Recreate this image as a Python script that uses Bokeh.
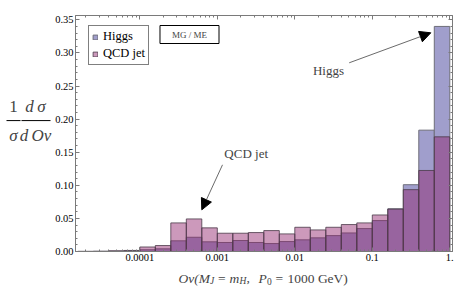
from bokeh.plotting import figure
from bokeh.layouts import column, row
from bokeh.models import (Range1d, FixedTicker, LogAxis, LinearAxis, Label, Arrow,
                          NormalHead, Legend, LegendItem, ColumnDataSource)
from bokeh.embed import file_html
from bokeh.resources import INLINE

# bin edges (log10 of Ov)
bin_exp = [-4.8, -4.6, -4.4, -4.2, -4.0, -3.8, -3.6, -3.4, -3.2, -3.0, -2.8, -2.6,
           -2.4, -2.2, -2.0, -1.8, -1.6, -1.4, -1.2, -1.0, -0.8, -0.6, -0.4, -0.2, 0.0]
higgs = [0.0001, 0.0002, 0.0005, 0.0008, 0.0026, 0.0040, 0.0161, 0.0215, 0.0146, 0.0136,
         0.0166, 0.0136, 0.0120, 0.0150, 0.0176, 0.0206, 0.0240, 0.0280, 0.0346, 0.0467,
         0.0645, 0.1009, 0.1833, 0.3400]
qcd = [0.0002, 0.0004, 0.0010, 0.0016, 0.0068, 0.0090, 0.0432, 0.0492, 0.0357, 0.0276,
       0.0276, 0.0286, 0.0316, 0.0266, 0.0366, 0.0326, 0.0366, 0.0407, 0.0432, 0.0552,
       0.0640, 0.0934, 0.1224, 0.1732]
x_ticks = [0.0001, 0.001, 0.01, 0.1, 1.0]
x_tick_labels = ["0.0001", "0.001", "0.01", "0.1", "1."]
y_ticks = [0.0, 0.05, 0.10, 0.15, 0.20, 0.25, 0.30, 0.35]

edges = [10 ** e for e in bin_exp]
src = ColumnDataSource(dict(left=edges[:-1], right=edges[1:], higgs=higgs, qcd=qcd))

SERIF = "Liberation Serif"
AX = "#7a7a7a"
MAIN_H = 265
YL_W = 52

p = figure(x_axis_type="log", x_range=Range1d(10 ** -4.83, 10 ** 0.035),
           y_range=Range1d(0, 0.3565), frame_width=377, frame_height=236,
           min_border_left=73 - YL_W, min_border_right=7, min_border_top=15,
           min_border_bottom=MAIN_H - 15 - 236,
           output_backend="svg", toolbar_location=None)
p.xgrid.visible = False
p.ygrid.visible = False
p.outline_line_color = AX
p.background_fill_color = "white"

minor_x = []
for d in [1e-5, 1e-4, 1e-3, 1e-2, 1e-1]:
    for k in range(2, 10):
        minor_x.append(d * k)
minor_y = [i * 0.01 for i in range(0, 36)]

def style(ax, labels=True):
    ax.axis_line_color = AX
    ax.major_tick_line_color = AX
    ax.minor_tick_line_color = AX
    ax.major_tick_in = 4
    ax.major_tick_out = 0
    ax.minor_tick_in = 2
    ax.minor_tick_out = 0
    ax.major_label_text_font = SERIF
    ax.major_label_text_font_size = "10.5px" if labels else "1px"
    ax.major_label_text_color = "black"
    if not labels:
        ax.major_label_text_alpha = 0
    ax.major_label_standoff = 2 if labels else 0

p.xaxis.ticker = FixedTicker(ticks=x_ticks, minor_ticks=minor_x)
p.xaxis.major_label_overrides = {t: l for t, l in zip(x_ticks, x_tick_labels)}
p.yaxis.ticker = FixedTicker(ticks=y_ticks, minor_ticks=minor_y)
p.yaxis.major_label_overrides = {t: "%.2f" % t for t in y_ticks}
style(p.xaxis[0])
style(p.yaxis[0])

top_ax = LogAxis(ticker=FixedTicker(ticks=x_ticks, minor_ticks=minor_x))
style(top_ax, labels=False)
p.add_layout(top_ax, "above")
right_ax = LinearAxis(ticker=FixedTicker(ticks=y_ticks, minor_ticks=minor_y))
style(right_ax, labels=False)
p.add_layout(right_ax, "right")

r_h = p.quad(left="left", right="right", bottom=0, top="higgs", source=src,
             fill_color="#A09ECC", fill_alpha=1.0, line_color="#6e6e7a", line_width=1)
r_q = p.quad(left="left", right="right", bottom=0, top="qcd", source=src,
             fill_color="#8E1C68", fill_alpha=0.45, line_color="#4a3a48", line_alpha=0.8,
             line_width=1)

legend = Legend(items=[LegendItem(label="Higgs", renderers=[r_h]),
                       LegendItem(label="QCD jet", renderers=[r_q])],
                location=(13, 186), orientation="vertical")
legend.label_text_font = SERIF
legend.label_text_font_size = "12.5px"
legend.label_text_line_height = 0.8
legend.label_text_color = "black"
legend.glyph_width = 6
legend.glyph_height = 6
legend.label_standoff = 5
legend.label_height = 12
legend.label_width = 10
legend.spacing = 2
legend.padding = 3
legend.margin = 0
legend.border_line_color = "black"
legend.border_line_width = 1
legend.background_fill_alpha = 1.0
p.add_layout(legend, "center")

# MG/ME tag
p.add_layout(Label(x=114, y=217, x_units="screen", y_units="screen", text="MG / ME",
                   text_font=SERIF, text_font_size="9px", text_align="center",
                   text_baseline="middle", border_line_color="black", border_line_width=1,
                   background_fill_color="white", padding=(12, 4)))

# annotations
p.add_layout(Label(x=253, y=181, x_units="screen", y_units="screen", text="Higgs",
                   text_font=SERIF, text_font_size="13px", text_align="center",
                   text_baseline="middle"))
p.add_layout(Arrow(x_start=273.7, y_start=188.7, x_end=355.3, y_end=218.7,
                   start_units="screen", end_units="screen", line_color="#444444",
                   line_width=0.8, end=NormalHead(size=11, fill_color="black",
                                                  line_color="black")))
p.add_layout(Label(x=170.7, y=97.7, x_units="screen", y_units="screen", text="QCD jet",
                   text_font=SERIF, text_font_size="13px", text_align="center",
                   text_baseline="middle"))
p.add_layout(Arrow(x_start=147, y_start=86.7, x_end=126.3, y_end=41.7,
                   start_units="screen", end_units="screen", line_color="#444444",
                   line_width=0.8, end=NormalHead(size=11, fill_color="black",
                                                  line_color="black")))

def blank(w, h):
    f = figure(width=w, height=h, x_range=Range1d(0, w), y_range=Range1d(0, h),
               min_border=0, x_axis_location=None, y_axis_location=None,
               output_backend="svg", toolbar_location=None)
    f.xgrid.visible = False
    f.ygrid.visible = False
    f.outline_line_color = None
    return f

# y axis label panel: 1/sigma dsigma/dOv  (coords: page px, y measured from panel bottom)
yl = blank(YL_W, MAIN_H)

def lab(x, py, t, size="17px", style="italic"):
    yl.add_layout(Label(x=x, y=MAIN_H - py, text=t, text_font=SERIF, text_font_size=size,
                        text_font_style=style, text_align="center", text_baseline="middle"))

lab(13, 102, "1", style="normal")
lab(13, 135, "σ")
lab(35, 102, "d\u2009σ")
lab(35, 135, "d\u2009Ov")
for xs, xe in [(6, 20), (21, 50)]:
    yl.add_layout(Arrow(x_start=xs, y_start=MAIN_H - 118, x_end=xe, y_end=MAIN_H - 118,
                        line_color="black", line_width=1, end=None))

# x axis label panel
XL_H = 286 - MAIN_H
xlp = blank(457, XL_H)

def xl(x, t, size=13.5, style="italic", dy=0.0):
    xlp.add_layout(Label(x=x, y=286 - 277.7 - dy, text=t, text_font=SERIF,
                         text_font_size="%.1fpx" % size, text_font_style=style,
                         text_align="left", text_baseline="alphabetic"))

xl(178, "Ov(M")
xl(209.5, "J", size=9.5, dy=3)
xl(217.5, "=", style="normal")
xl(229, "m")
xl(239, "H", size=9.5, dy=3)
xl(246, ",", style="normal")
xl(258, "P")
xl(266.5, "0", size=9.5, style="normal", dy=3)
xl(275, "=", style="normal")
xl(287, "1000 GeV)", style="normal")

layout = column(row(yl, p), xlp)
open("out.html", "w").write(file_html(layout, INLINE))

_Direction_
Write out the listing above again, exactly, but with no pictures in the copy.

_Task result_
Recreate this image as a Python script that uses Bokeh.
from bokeh.plotting import figure
from bokeh.layouts import column, row
from bokeh.models import (Range1d, FixedTicker, LogAxis, LinearAxis, Label, Arrow,
                          NormalHead, Legend, LegendItem, ColumnDataSource)
from bokeh.embed import file_html
from bokeh.resources import INLINE

# bin edges (log10 of Ov)
bin_exp = [-4.8, -4.6, -4.4, -4.2, -4.0, -3.8, -3.6, -3.4, -3.2, -3.0, -2.8, -2.6,
           -2.4, -2.2, -2.0, -1.8, -1.6, -1.4, -1.2, -1.0, -0.8, -0.6, -0.4, -0.2, 0.0]
higgs = [0.0001, 0.0002, 0.0005, 0.0008, 0.0026, 0.0040, 0.0161, 0.0215, 0.0146, 0.0136,
         0.0166, 0.0136, 0.0120, 0.0150, 0.0176, 0.0206, 0.0240, 0.0280, 0.0346, 0.0467,
         0.0645, 0.1009, 0.1833, 0.3400]
qcd = [0.0002, 0.0004, 0.0010, 0.0016, 0.0068, 0.0090, 0.0432, 0.0492, 0.0357, 0.0276,
       0.0276, 0.0286, 0.0316, 0.0266, 0.0366, 0.0326, 0.0366, 0.0407, 0.0432, 0.0552,
       0.0640, 0.0934, 0.1224, 0.1732]
x_ticks = [0.0001, 0.001, 0.01, 0.1, 1.0]
x_tick_labels = ["0.0001", "0.001", "0.01", "0.1", "1."]
y_ticks = [0.0, 0.05, 0.10, 0.15, 0.20, 0.25, 0.30, 0.35]

edges = [10 ** e for e in bin_exp]
src = ColumnDataSource(dict(left=edges[:-1], right=edges[1:], higgs=higgs, qcd=qcd))

SERIF = "Liberation Serif"
AX = "#7a7a7a"
MAIN_H = 265
YL_W = 52

p = figure(x_axis_type="log", x_range=Range1d(10 ** -4.83, 10 ** 0.035),
           y_range=Range1d(0, 0.3565), frame_width=377, frame_height=236,
           min_border_left=73 - YL_W, min_border_right=7, min_border_top=15,
           min_border_bottom=MAIN_H - 15 - 236,
           output_backend="svg", toolbar_location=None)
p.xgrid.visible = False
p.ygrid.visible = False
p.outline_line_color = AX
p.background_fill_color = "white"

minor_x = []
for d in [1e-5, 1e-4, 1e-3, 1e-2, 1e-1]:
    for k in range(2, 10):
        minor_x.append(d * k)
minor_y = [i * 0.01 for i in range(0, 36)]

def style(ax, labels=True):
    ax.axis_line_color = AX
    ax.major_tick_line_color = AX
    ax.minor_tick_line_color = AX
    ax.major_tick_in = 4
    ax.major_tick_out = 0
    ax.minor_tick_in = 2
    ax.minor_tick_out = 0
    ax.major_label_text_font = SERIF
    ax.major_label_text_font_size = "10.5px" if labels else "1px"
    ax.major_label_text_color = "black"
    if not labels:
        ax.major_label_text_alpha = 0
    ax.major_label_standoff = 2 if labels else 0

p.xaxis.ticker = FixedTicker(ticks=x_ticks, minor_ticks=minor_x)
p.xaxis.major_label_overrides = {t: l for t, l in zip(x_ticks, x_tick_labels)}
p.yaxis.ticker = FixedTicker(ticks=y_ticks, minor_ticks=minor_y)
p.yaxis.major_label_overrides = {t: "%.2f" % t for t in y_ticks}
style(p.xaxis[0])
style(p.yaxis[0])

top_ax = LogAxis(ticker=FixedTicker(ticks=x_ticks, minor_ticks=minor_x))
style(top_ax, labels=False)
p.add_layout(top_ax, "above")
right_ax = LinearAxis(ticker=FixedTicker(ticks=y_ticks, minor_ticks=minor_y))
style(right_ax, labels=False)
p.add_layout(right_ax, "right")

r_h = p.quad(left="left", right="right", bottom=0, top="higgs", source=src,
             fill_color="#A09ECC", fill_alpha=1.0, line_color="#6e6e7a", line_width=1)
r_q = p.quad(left="left", right="right", bottom=0, top="qcd", source=src,
             fill_color="#8E1C68", fill_alpha=0.45, line_color="#4a3a48", line_alpha=0.8,
             line_width=1)

legend = Legend(items=[LegendItem(label="Higgs", renderers=[r_h]),
                       LegendItem(label="QCD jet", renderers=[r_q])],
                location=(13, 186), orientation="vertical")
legend.label_text_font = SERIF
legend.label_text_font_size = "12.5px"
legend.label_text_line_height = 0.8
legend.label_text_color = "black"
legend.glyph_width = 6
legend.glyph_height = 6
legend.label_standoff = 5
legend.label_height = 12
legend.label_width = 10
legend.spacing = 2
legend.padding = 3
legend.margin = 0
legend.border_line_color = "black"
legend.border_line_width = 1
legend.background_fill_alpha = 1.0
p.add_layout(legend, "center")

# MG/ME tag
p.add_layout(Label(x=114, y=217, x_units="screen", y_units="screen", text="MG / ME",
                   text_font=SERIF, text_font_size="9px", text_align="center",
                   text_baseline="middle", border_line_color="black", border_line_width=1,
                   background_fill_color="white", padding=(12, 4)))

# annotations
p.add_layout(Label(x=253, y=181, x_units="screen", y_units="screen", text="Higgs",
                   text_font=SERIF, text_font_size="13px", text_align="center",
                   text_baseline="middle"))
p.add_layout(Arrow(x_start=273.7, y_start=188.7, x_end=355.3, y_end=218.7,
                   start_units="screen", end_units="screen", line_color="#444444",
                   line_width=0.8, end=NormalHead(size=11, fill_color="black",
                                                  line_color="black")))
p.add_layout(Label(x=170.7, y=97.7, x_units="screen", y_units="screen", text="QCD jet",
                   text_font=SERIF, text_font_size="13px", text_align="center",
                   text_baseline="middle"))
p.add_layout(Arrow(x_start=147, y_start=86.7, x_end=126.3, y_end=41.7,
                   start_units="screen", end_units="screen", line_color="#444444",
                   line_width=0.8, end=NormalHead(size=11, fill_color="black",
                                                  line_color="black")))

def blank(w, h):
    f = figure(width=w, height=h, x_range=Range1d(0, w), y_range=Range1d(0, h),
               min_border=0, x_axis_location=None, y_axis_location=None,
               output_backend="svg", toolbar_location=None)
    f.xgrid.visible = False
    f.ygrid.visible = False
    f.outline_line_color = None
    return f

# y axis label panel: 1/sigma dsigma/dOv  (coords: page px, y measured from panel bottom)
yl = blank(YL_W, MAIN_H)

def lab(x, py, t, size="17px", style="italic"):
    yl.add_layout(Label(x=x, y=MAIN_H - py, text=t, text_font=SERIF, text_font_size=size,
                        text_font_style=style, text_align="center", text_baseline="middle"))

lab(13, 102, "1", style="normal")
lab(13, 135, "σ")
lab(35, 102, "d\u2009σ")
lab(35, 135, "d\u2009Ov")
for xs, xe in [(6, 20), (21, 50)]:
    yl.add_layout(Arrow(x_start=xs, y_start=MAIN_H - 118, x_end=xe, y_end=MAIN_H - 118,
                        line_color="black", line_width=1, end=None))

# x axis label panel
XL_H = 286 - MAIN_H
xlp = blank(457, XL_H)

def xl(x, t, size=13.5, style="italic", dy=0.0):
    xlp.add_layout(Label(x=x, y=286 - 277.7 - dy, text=t, text_font=SERIF,
                         text_font_size="%.1fpx" % size, text_font_style=style,
                         text_align="left", text_baseline="alphabetic"))

xl(178, "Ov(M")
xl(209.5, "J", size=9.5, dy=3)
xl(217.5, "=", style="normal")
xl(229, "m")
xl(239, "H", size=9.5, dy=3)
xl(246, ",", style="normal")
xl(258, "P")
xl(266.5, "0", size=9.5, style="normal", dy=3)
xl(275, "=", style="normal")
xl(287, "1000 GeV)", style="normal")

layout = column(row(yl, p), xlp)
open("out.html", "w").write(file_html(layout, INLINE))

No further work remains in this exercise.